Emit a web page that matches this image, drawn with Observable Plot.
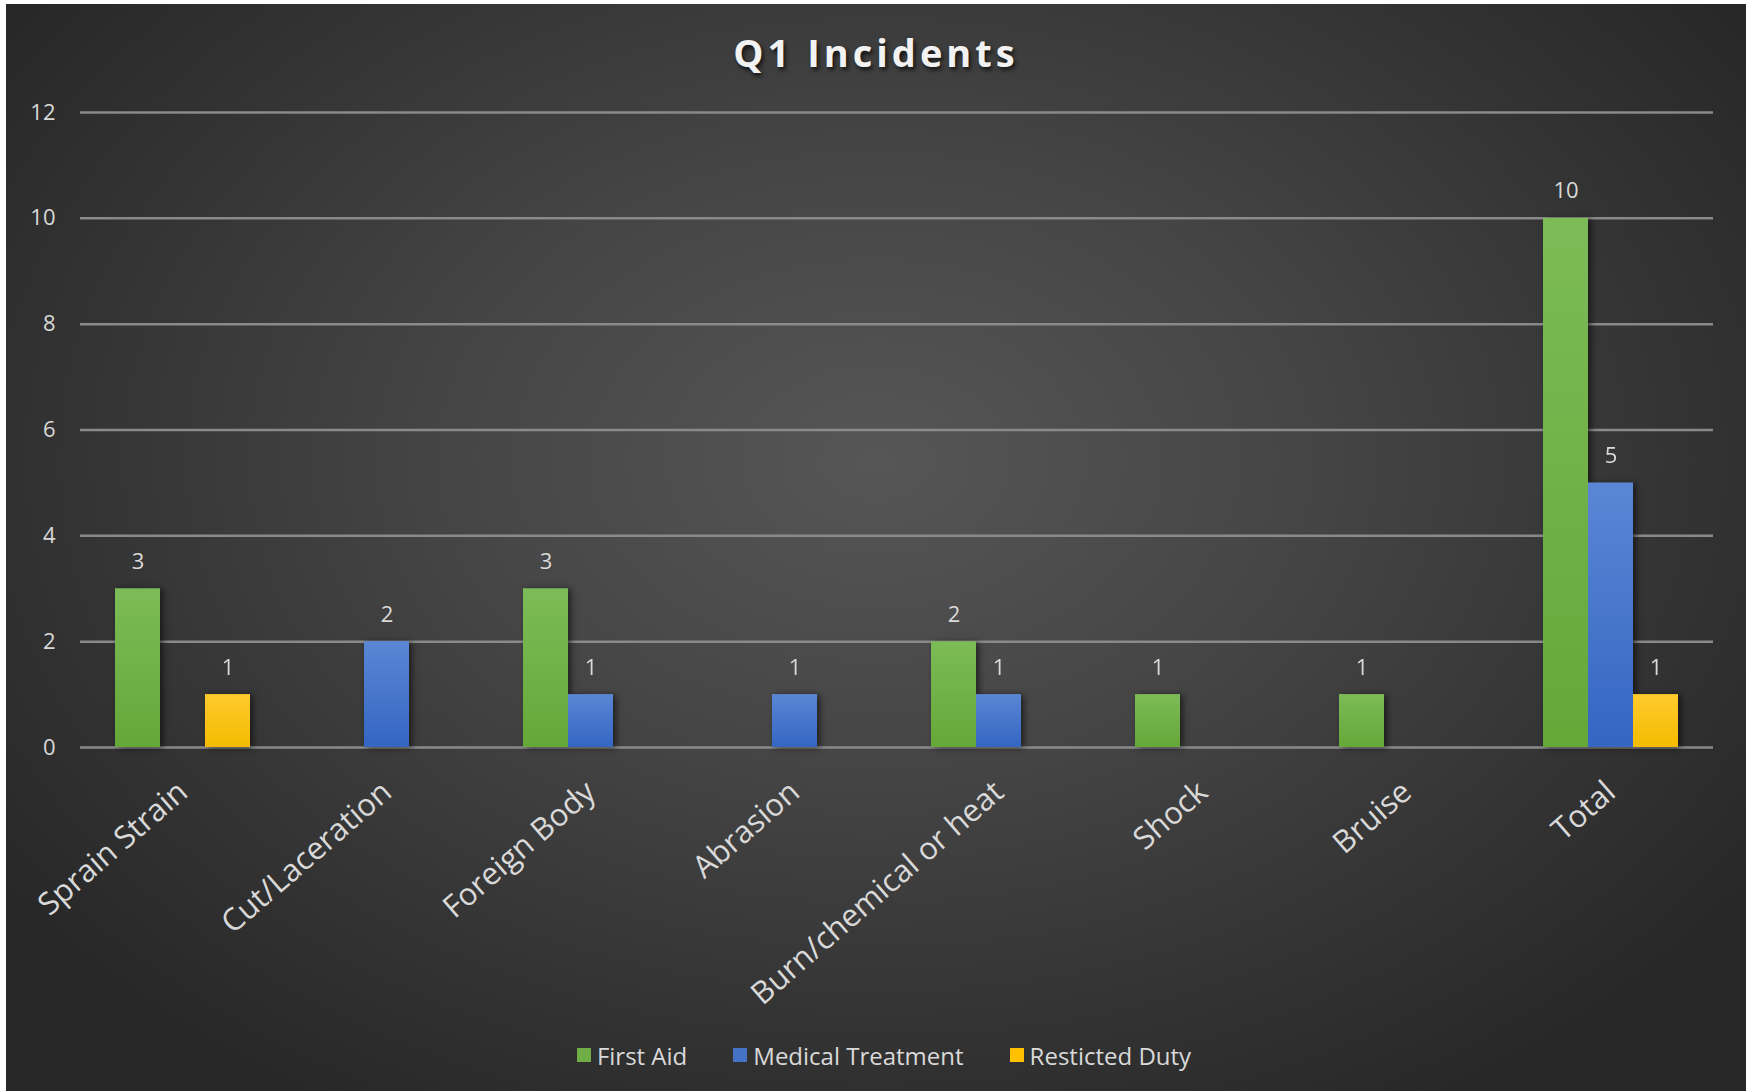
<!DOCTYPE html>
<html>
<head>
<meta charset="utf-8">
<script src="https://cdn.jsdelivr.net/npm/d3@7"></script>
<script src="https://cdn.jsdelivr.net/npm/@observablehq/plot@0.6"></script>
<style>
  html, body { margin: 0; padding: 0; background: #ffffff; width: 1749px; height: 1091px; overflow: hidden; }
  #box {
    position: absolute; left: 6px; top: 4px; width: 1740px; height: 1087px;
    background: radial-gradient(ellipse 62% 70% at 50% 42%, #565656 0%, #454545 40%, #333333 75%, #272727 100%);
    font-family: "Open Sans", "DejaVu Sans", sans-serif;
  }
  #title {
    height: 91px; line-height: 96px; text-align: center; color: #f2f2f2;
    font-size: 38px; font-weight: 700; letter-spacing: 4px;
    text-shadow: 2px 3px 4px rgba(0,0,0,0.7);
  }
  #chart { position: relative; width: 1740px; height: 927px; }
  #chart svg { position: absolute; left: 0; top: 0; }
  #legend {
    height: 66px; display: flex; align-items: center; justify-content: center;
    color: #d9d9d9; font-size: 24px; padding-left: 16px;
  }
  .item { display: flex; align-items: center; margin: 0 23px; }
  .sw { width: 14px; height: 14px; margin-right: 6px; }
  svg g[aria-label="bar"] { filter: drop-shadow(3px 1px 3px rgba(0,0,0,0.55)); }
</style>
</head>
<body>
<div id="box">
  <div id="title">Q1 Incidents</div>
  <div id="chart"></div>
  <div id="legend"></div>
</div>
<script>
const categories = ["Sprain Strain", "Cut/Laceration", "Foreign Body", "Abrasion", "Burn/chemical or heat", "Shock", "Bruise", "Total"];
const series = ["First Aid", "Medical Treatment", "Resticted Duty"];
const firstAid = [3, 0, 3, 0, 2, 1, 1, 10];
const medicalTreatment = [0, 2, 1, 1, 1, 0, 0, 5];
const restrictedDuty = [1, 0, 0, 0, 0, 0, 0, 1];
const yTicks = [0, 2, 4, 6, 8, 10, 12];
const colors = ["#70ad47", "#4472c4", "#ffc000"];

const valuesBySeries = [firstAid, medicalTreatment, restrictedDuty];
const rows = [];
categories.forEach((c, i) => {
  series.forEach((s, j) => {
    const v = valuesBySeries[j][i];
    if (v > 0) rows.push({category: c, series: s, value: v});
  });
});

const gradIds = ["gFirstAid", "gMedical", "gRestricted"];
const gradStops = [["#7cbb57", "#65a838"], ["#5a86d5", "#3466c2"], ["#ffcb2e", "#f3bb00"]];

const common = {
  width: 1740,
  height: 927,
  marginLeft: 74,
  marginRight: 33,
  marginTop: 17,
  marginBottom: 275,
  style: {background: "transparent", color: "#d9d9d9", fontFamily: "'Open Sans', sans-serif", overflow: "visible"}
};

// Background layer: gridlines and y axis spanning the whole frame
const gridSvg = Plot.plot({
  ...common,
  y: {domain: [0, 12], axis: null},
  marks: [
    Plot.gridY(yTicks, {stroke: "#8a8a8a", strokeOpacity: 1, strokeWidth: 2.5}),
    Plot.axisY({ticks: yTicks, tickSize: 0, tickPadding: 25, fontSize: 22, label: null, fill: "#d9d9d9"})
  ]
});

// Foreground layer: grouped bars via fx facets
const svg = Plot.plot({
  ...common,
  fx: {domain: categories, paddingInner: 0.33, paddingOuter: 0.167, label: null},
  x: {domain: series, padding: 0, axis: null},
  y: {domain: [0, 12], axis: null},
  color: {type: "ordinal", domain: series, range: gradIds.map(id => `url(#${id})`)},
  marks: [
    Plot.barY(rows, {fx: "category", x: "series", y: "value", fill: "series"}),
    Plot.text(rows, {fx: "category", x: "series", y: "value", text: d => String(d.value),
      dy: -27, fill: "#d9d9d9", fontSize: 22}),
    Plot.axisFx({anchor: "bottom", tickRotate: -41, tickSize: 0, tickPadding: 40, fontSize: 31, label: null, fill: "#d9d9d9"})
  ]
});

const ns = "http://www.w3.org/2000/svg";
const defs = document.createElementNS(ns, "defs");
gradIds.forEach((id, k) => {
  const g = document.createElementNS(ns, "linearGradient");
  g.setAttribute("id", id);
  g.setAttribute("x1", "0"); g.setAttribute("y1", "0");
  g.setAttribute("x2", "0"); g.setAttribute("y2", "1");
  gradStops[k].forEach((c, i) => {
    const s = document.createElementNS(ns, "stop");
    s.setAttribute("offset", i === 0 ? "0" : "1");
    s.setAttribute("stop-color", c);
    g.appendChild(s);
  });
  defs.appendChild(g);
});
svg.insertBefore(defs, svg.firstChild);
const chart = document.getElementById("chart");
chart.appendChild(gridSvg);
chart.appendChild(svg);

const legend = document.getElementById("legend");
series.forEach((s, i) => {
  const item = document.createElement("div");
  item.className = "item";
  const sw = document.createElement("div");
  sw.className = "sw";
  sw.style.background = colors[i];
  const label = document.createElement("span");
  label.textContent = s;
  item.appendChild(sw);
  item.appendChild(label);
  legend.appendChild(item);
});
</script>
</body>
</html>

────────────────────

▶ _Task description_: Reproduce every line of the material precisely, omitting its pictures.

▶ _Answer below_:
Emit a web page that matches this image, drawn with Observable Plot.
<!DOCTYPE html>
<html>
<head>
<meta charset="utf-8">
<script src="https://cdn.jsdelivr.net/npm/d3@7"></script>
<script src="https://cdn.jsdelivr.net/npm/@observablehq/plot@0.6"></script>
<style>
  html, body { margin: 0; padding: 0; background: #ffffff; width: 1749px; height: 1091px; overflow: hidden; }
  #box {
    position: absolute; left: 6px; top: 4px; width: 1740px; height: 1087px;
    background: radial-gradient(ellipse 62% 70% at 50% 42%, #565656 0%, #454545 40%, #333333 75%, #272727 100%);
    font-family: "Open Sans", "DejaVu Sans", sans-serif;
  }
  #title {
    height: 91px; line-height: 96px; text-align: center; color: #f2f2f2;
    font-size: 38px; font-weight: 700; letter-spacing: 4px;
    text-shadow: 2px 3px 4px rgba(0,0,0,0.7);
  }
  #chart { position: relative; width: 1740px; height: 927px; }
  #chart svg { position: absolute; left: 0; top: 0; }
  #legend {
    height: 66px; display: flex; align-items: center; justify-content: center;
    color: #d9d9d9; font-size: 24px; padding-left: 16px;
  }
  .item { display: flex; align-items: center; margin: 0 23px; }
  .sw { width: 14px; height: 14px; margin-right: 6px; }
  svg g[aria-label="bar"] { filter: drop-shadow(3px 1px 3px rgba(0,0,0,0.55)); }
</style>
</head>
<body>
<div id="box">
  <div id="title">Q1 Incidents</div>
  <div id="chart"></div>
  <div id="legend"></div>
</div>
<script>
const categories = ["Sprain Strain", "Cut/Laceration", "Foreign Body", "Abrasion", "Burn/chemical or heat", "Shock", "Bruise", "Total"];
const series = ["First Aid", "Medical Treatment", "Resticted Duty"];
const firstAid = [3, 0, 3, 0, 2, 1, 1, 10];
const medicalTreatment = [0, 2, 1, 1, 1, 0, 0, 5];
const restrictedDuty = [1, 0, 0, 0, 0, 0, 0, 1];
const yTicks = [0, 2, 4, 6, 8, 10, 12];
const colors = ["#70ad47", "#4472c4", "#ffc000"];

const valuesBySeries = [firstAid, medicalTreatment, restrictedDuty];
const rows = [];
categories.forEach((c, i) => {
  series.forEach((s, j) => {
    const v = valuesBySeries[j][i];
    if (v > 0) rows.push({category: c, series: s, value: v});
  });
});

const gradIds = ["gFirstAid", "gMedical", "gRestricted"];
const gradStops = [["#7cbb57", "#65a838"], ["#5a86d5", "#3466c2"], ["#ffcb2e", "#f3bb00"]];

const common = {
  width: 1740,
  height: 927,
  marginLeft: 74,
  marginRight: 33,
  marginTop: 17,
  marginBottom: 275,
  style: {background: "transparent", color: "#d9d9d9", fontFamily: "'Open Sans', sans-serif", overflow: "visible"}
};

// Background layer: gridlines and y axis spanning the whole frame
const gridSvg = Plot.plot({
  ...common,
  y: {domain: [0, 12], axis: null},
  marks: [
    Plot.gridY(yTicks, {stroke: "#8a8a8a", strokeOpacity: 1, strokeWidth: 2.5}),
    Plot.axisY({ticks: yTicks, tickSize: 0, tickPadding: 25, fontSize: 22, label: null, fill: "#d9d9d9"})
  ]
});

// Foreground layer: grouped bars via fx facets
const svg = Plot.plot({
  ...common,
  fx: {domain: categories, paddingInner: 0.33, paddingOuter: 0.167, label: null},
  x: {domain: series, padding: 0, axis: null},
  y: {domain: [0, 12], axis: null},
  color: {type: "ordinal", domain: series, range: gradIds.map(id => `url(#${id})`)},
  marks: [
    Plot.barY(rows, {fx: "category", x: "series", y: "value", fill: "series"}),
    Plot.text(rows, {fx: "category", x: "series", y: "value", text: d => String(d.value),
      dy: -27, fill: "#d9d9d9", fontSize: 22}),
    Plot.axisFx({anchor: "bottom", tickRotate: -41, tickSize: 0, tickPadding: 40, fontSize: 31, label: null, fill: "#d9d9d9"})
  ]
});

const ns = "http://www.w3.org/2000/svg";
const defs = document.createElementNS(ns, "defs");
gradIds.forEach((id, k) => {
  const g = document.createElementNS(ns, "linearGradient");
  g.setAttribute("id", id);
  g.setAttribute("x1", "0"); g.setAttribute("y1", "0");
  g.setAttribute("x2", "0"); g.setAttribute("y2", "1");
  gradStops[k].forEach((c, i) => {
    const s = document.createElementNS(ns, "stop");
    s.setAttribute("offset", i === 0 ? "0" : "1");
    s.setAttribute("stop-color", c);
    g.appendChild(s);
  });
  defs.appendChild(g);
});
svg.insertBefore(defs, svg.firstChild);
const chart = document.getElementById("chart");
chart.appendChild(gridSvg);
chart.appendChild(svg);

const legend = document.getElementById("legend");
series.forEach((s, i) => {
  const item = document.createElement("div");
  item.className = "item";
  const sw = document.createElement("div");
  sw.className = "sw";
  sw.style.background = colors[i];
  const label = document.createElement("span");
  label.textContent = s;
  item.appendChild(sw);
  item.appendChild(label);
  legend.appendChild(item);
});
</script>
</body>
</html>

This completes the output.